Explanation: the three-world model and three worlds theory

Christian Patterson
Underground Mall

What do people mean when they talk about the first or third world? There’s more to it than you’d think.

People often refer to third-world countries, but it’s not made clear why. We just use it as a synonym for “poor country”.

In this post I will explain where this terminology came from.

There are two different constructions that use these terms. The first is the three-world model, created by demographer Alfred Sauvy. This is a geopolitical conception of the world, where the first-world is the US as the capitalist superpower, and its allies. The second-world is the Soviet Union as the communist superpower, and its allies. The third were non-aligned countries, which for the most part was the Global South.

The second construction is the three worlds theory, created by Mao Zedong. His construction is that the US and USSR are the first world, because they’re the dominant world superpowers. The second-world is western Europe, Canada, Australia, Japan, etc – basically the countries that uphold and benefit from capitalism, but aren’t necessarily controlling an imperialist network. The third-world are the victims of imperialism and colonialism, with China being the largest example, followed by India, etc.

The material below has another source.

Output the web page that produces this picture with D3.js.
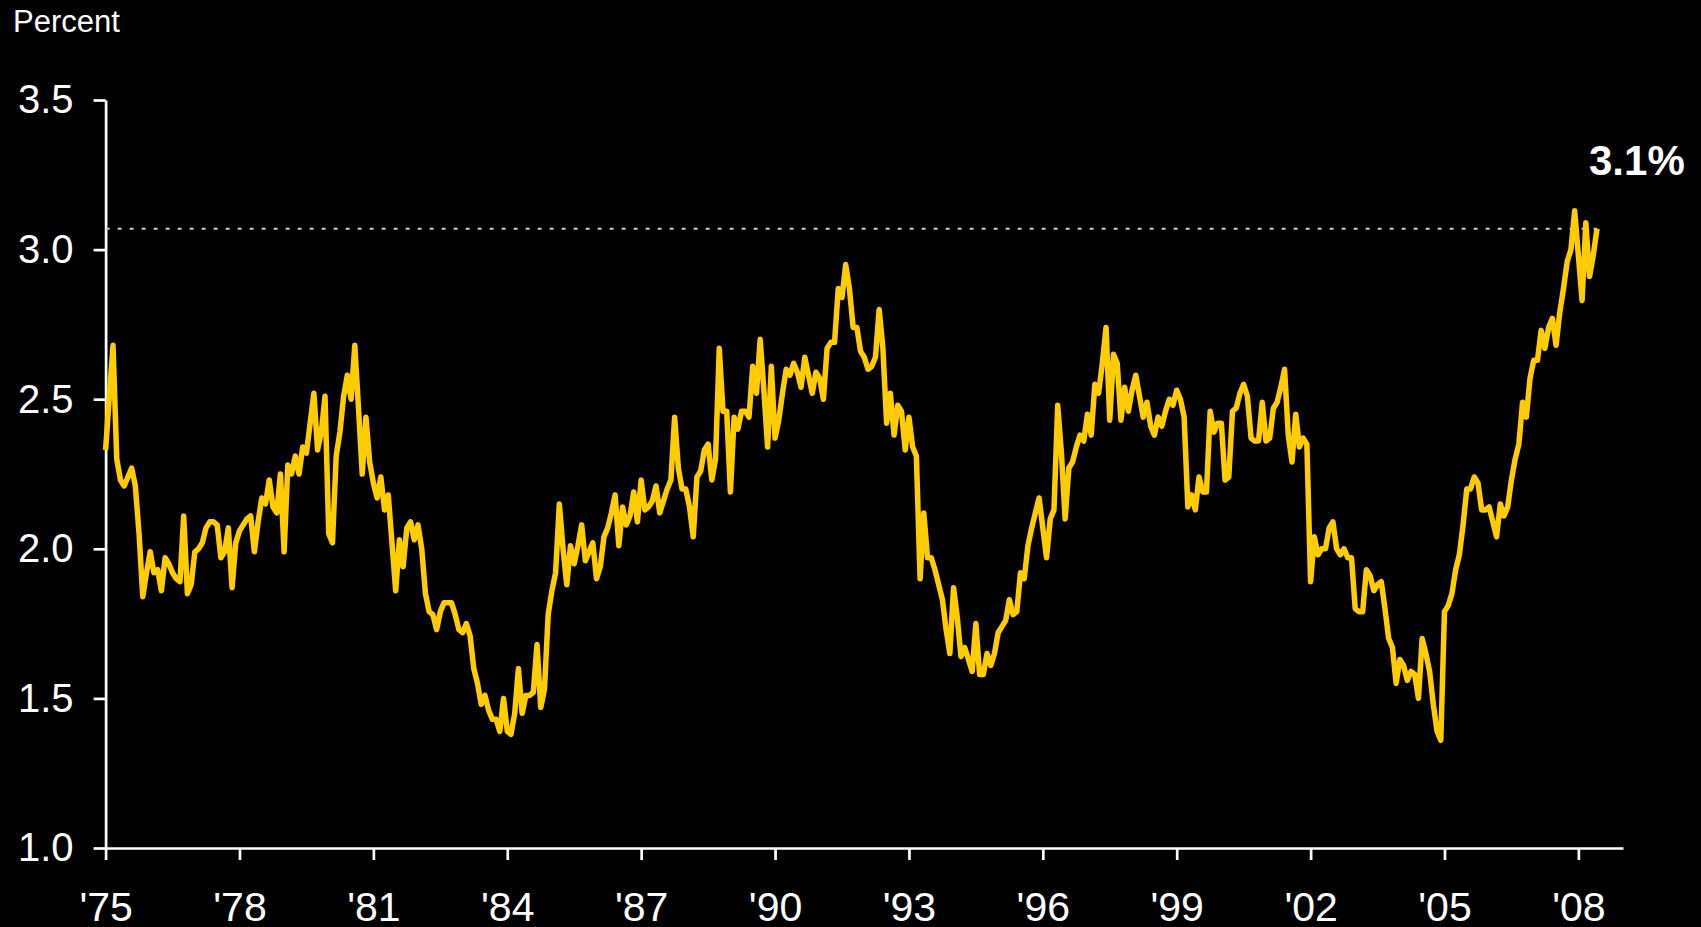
<!DOCTYPE html>
<html lang="en">
<head>
<meta charset="utf-8">
<title>Percent</title>
<style type="text/css">
body
{
   margin: 0;
   background: #000;
}
svg text
{
   font-family: "Liberation Sans", Arial, sans-serif;
   fill: #fff;
}
.axis path, .axis line
{
   stroke: #fff;
   stroke-width: 2.7;
}
.line
{
   fill: none;
   stroke: #FFCC00;
   stroke-width: 5.5;
   stroke-linejoin: round;
}
</style>
<script type="text/javascript" src="https://d3js.org/d3.v7.min.js"></script>
</head>

<body>

<script type="text/javascript">
// monthly values, Jan..Dec
var y1975 = [2.33, 2.51, 2.68, 2.30, 2.23, 2.21, 2.24, 2.27, 2.21, 2.05, 1.84, 1.92];
var y1976 = [1.99, 1.92, 1.93, 1.86, 1.97, 1.95, 1.92, 1.90, 1.89, 2.11, 1.85, 1.88];
var y1977 = [1.99, 2.00, 2.02, 2.07, 2.09, 2.09, 2.08, 1.97, 1.99, 2.07, 1.87, 2.02];
var y1978 = [2.06, 2.08, 2.10, 2.11, 1.99, 2.09, 2.17, 2.15, 2.23, 2.14, 2.12, 2.25];
var y1979 = [1.99, 2.28, 2.25, 2.31, 2.25, 2.34, 2.32, 2.42, 2.52, 2.33, 2.39, 2.51];
var y1980 = [2.05, 2.02, 2.31, 2.39, 2.51, 2.58, 2.50, 2.68, 2.47, 2.25, 2.44, 2.29];
var y1981 = [2.22, 2.17, 2.24, 2.13, 2.18, 2.02, 1.86, 2.03, 1.94, 2.07, 2.09, 2.03];
var y1982 = [2.08, 2.00, 1.85, 1.79, 1.78, 1.73, 1.79, 1.82, 1.82, 1.82, 1.78, 1.73];
var y1983 = [1.72, 1.75, 1.71, 1.60, 1.55, 1.48, 1.51, 1.46, 1.43, 1.43, 1.39, 1.50];
var y1984 = [1.39, 1.38, 1.45, 1.60, 1.45, 1.51, 1.51, 1.52, 1.68, 1.47, 1.53, 1.78];
var y1985 = [1.86, 1.92, 2.15, 2.00, 1.88, 2.01, 1.95, 2.01, 2.08, 1.96, 1.99, 2.02];
var y1986 = [1.90, 1.94, 2.04, 2.07, 2.12, 2.18, 2.01, 2.14, 2.08, 2.11, 2.19, 2.09];
var y1987 = [2.23, 2.13, 2.14, 2.16, 2.21, 2.12, 2.16, 2.20, 2.23, 2.44, 2.27, 2.20];
var y1988 = [2.20, 2.14, 2.04, 2.24, 2.26, 2.33, 2.35, 2.23, 2.30, 2.67, 2.46, 2.46];
var y1989 = [2.19, 2.44, 2.40, 2.46, 2.46, 2.44, 2.61, 2.52, 2.70, 2.53, 2.34, 2.61];
var y1990 = [2.37, 2.43, 2.52, 2.60, 2.58, 2.62, 2.59, 2.54, 2.64, 2.58, 2.52, 2.59];
var y1991 = [2.57, 2.50, 2.67, 2.69, 2.69, 2.87, 2.84, 2.95, 2.87, 2.74, 2.74, 2.66];
var y1992 = [2.64, 2.60, 2.61, 2.64, 2.80, 2.67, 2.42, 2.52, 2.38, 2.48, 2.46, 2.33];
var y1993 = [2.44, 2.34, 2.31, 1.90, 2.12, 1.97, 1.97, 1.93, 1.88, 1.83, 1.73, 1.65];
var y1994 = [1.87, 1.77, 1.64, 1.67, 1.63, 1.59, 1.75, 1.58, 1.58, 1.65, 1.61, 1.65];
var y1995 = [1.72, 1.74, 1.76, 1.83, 1.78, 1.79, 1.92, 1.90, 2.01, 2.07, 2.12, 2.17];
var y1996 = [2.07, 1.97, 2.10, 2.13, 2.48, 2.32, 2.10, 2.27, 2.29, 2.34, 2.38, 2.36];
var y1997 = [2.45, 2.38, 2.55, 2.52, 2.62, 2.74, 2.43, 2.65, 2.62, 2.43, 2.54, 2.46];
var y1998 = [2.53, 2.58, 2.51, 2.44, 2.49, 2.41, 2.38, 2.44, 2.41, 2.46, 2.50, 2.48];
var y1999 = [2.53, 2.50, 2.44, 2.14, 2.18, 2.13, 2.24, 2.19, 2.19, 2.46, 2.39, 2.42];
var y2000 = [2.42, 2.23, 2.24, 2.46, 2.47, 2.52, 2.55, 2.51, 2.37, 2.36, 2.36, 2.49];
var y2001 = [2.36, 2.37, 2.47, 2.49, 2.54, 2.60, 2.38, 2.29, 2.45, 2.34, 2.37, 2.35];
var y2002 = [1.89, 2.04, 1.98, 2.00, 2.00, 2.07, 2.09, 2.00, 1.98, 2.00, 1.97, 1.97];
var y2003 = [1.80, 1.79, 1.79, 1.93, 1.91, 1.86, 1.88, 1.89, 1.80, 1.70, 1.67, 1.55];
var y2004 = [1.63, 1.61, 1.56, 1.59, 1.58, 1.50, 1.70, 1.65, 1.59, 1.48, 1.39, 1.36];
var y2005 = [1.79, 1.81, 1.85, 1.93, 1.98, 2.08, 2.20, 2.20, 2.24, 2.22, 2.13, 2.13];
var y2006 = [2.14, 2.09, 2.04, 2.15, 2.11, 2.14, 2.23, 2.30, 2.35, 2.49, 2.44, 2.57];
var y2007 = [2.63, 2.63, 2.73, 2.67, 2.74, 2.77, 2.68, 2.79, 2.87, 2.96, 3.00, 3.13];
var y2008 = [2.98, 2.83, 3.09, 2.91, 2.98, 3.07];

var years = [y1975, y1976, y1977, y1978, y1979, y1980, y1981, y1982, y1983, y1984,
             y1985, y1986, y1987, y1988, y1989, y1990, y1991, y1992, y1993, y1994,
             y1995, y1996, y1997, y1998, y1999, y2000, y2001, y2002, y2003, y2004,
             y2005, y2006, y2007, y2008];
var firstYear = 1975;

var xTicks = [1975, 1978, 1981, 1984, 1987, 1990, 1993, 1996, 1999, 2002, 2005, 2008];
var yTicks = [1.0, 1.5, 2.0, 2.5, 3.0, 3.5];
var latestLabel = "3.1%";

var w = 1701;
var h = 927;
var svg = d3.select("body")
            .append("svg")
            .attr("width", w)
            .attr("height", h);

var data = [];
years.forEach(function(vals, i) {
   vals.forEach(function(v, m) {
      data.push({t: firstYear + i + m / 12, v: v});
   });
});

var x = d3.scaleLinear().domain([1975, 2009]).range([105.6, 1623]);
var y = d3.scaleLinear().domain([1.0, 3.5]).range([848, 100]);

// y axis
var yAxis = svg.append("g")
   .attr("class", "axis")
   .attr("transform", "translate(" + x(1975) + ",0)")
   .call(d3.axisLeft(y).tickValues(yTicks).tickFormat(d3.format(".1f"))
           .tickSize(12).tickSizeOuter(0).tickPadding(20));
yAxis.selectAll("text").style("font-size", "40px");

// x axis
var xAxis = svg.append("g")
   .attr("class", "axis")
   .attr("transform", "translate(0," + y(1.0) + ")")
   .call(d3.axisBottom(x).tickValues(xTicks)
           .tickFormat(function(d) { return "'" + String(d).slice(2); })
           .tickSize(12).tickSizeOuter(0));
xAxis.selectAll("text")
   .style("font-size", "41px")
   .attr("y", 73)
   .attr("dy", null);

// dotted line at latest value
var last = data[data.length - 1];
svg.append("line")
   .attr("x1", x(1975))
   .attr("x2", x(last.t))
   .attr("y1", y(last.v))
   .attr("y2", y(last.v))
   .style("stroke", "#d0d0d0")
   .style("stroke-width", 2)
   .style("stroke-dasharray", "4,8");

var line = d3.line()
   .x(function(d) { return x(d.t); })
   .y(function(d) { return y(d.v); });

svg.append("path")
   .datum(data)
   .attr("class", "line")
   .attr("d", line);

svg.append("text")
   .attr("x", 13)
   .attr("y", 32)
   .style("font-size", "31px")
   .text("Percent");

svg.append("text")
   .attr("x", 1589)
   .attr("y", 175)
   .style("font-size", "42px")
   .style("font-weight", "bold")
   .text(latestLabel);
</script>
</body>
</html>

Both of these ideas use the same terminology, yet mean different things, and are usually, unknowingly, conflated anyway. For example, when people say first-world country, they usually mean a rich country. When they say third-world country, they usually mean a poor country.

However, both terminologies are outdated. The three-world model isn’t relevant anymore, because the communist bloc doesn’t exist anymore.

Similarly, the three worlds theory is outdated, but still applicable. Now, only the US is a first world country, and the USSR is not. But the second- and third-world remains mostly the same. The bigger reason that three worlds theory is outdated is because no group finds it a useful idea anymore.

The three worlds theory was developed by Mao later in life, after the Sino-Soviet split. It was a rhetorical gesture for China, bitter with the Soviets, to increase relations with the US without seeming revisionist – which is what they accused the Soviets of being. Interestingly enough, this is the same theory that caused the Sino-Albanian split, where Albania had previously sided with China over the Soviets.

Chairman Deng, who was more revisionist than anyone mentioned before him, embraced the three worlds theory. It was useful for him to position China as a third-party to the Soviets and the US. However, it’s not a pertinent idea to Chinese political discourse now.

The three worlds theory is completely abandoned by Maoists (specifically Marxist-Leninist-Maoists). Maoists are critical of the Soviet Union in the same way Mao was, but they’re more critical of Dengist revisionism. Maoists, though, are most critical of the US than any other, so the fact three worlds theory was used to cozy up to the US makes it rejected by Maoists.

Ultimately, neither of these ideas are useful anymore. But, they’re rhetorically used and manipulated. They’re empty signifiers that are vaguely filled with whatever ideology the speaker is gesturing towards. At the very least, it’s worth knowing where they come from.